On Wednesday, the 6-foot-3, 245-pound defensive end from Edmondson-Westside in Baltimore orally committed to Maryland.
"I've been wanting to go to Maryland for the longest time," Mackall said.
After talking to his parents, Mackall called his recruiter, offensive coordinator James Franklin, and coach Ralph Friedgen, and made the pledge.
"What I wanted to do, I didn't want to go far from home. Maryland was just the right place to go for me," he said. "I feel good about staying home and playing in front of my family and basically everybody that knows me in the city. That's what made me make my decision. There wasn't no use in me to keep on waiting and I was ready to get this process over with."

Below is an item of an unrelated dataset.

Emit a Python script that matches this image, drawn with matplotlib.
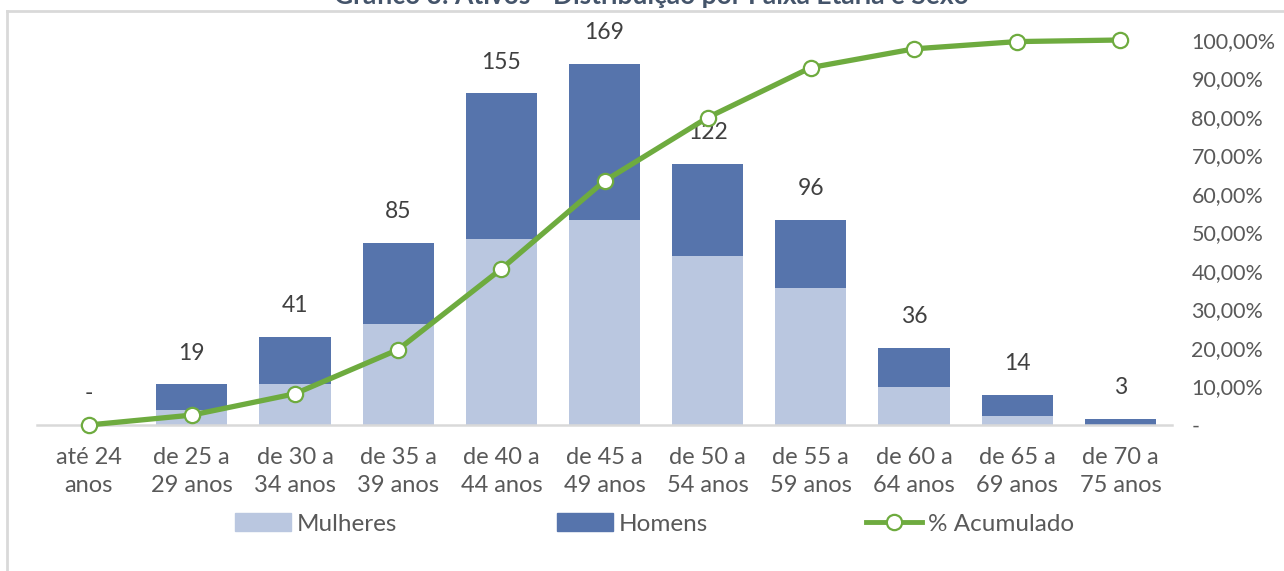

He was also drawn by the coaching staff's honest approach, which is often cited as a plus by recruits.
"I feel like I can trust the program and the coaches. They keep everything real, tell you the truth," Mackall said. "They don't tell you something just to get you there. If there's something going on, they're going to let you know. They're just upfront and I like that."
Friedgen set up a face-to-face meeting for early next week before Mackall leaves for a team camp in Alabama. Tripping to Maryland's campus is nothing new, though.
"I've been to a lot of games. I can't keep count how many times I've been on campus because I've been on campus since I was a freshman," he said.
Maryland's staff plans to use Mackall at either defensive end or LEO, a linebacker-defensive end hybrid. His athleticism—he runs a 4.7-second 40-yard dash—makes him a versatile player who could adjust to either position. Unlike defensive end, LEO will allow him to drop back into pass coverage and play in space more.
"There's not too many recruits that got recruited for [LEO]," Mackall said.
In guiding Edmondson-Westside to a 9-3 record last year, Mackall had 147 tackles and 13 sacks.
When he arrives at Maryland, both positions will be up for grabs. LEO Trey Covington and defensive end Mack Frost—both presumptive starters—are seniors this season.
"I'm a real big competitor. When I go in I want to compete for a position," Mackall said. "I know it's gonna be real tough but that's the type of guy I am. I don't like sitting on the side. I want to be on the field at all times."
Even off the field, when just hanging with teammates, Mackall's got football on the mind. "We got out bowling, we go out eating, he said. "I feel like a team must get that bond to be successful on the field."
With his decision out of the way, Mackall's working on swaying Dunbar running back Tavon Austin, one of the Terps' top targets.
"We're real cool. He's talked about going to Maryland," Mackall said. "Tavon is real open. I don't really know. He doesn't want to be far from home."
Now, though, Mackall's commitment has Maryland's coach plenty content.
"Ralph Friedgen said he can't wait until I get up there," Mackall said.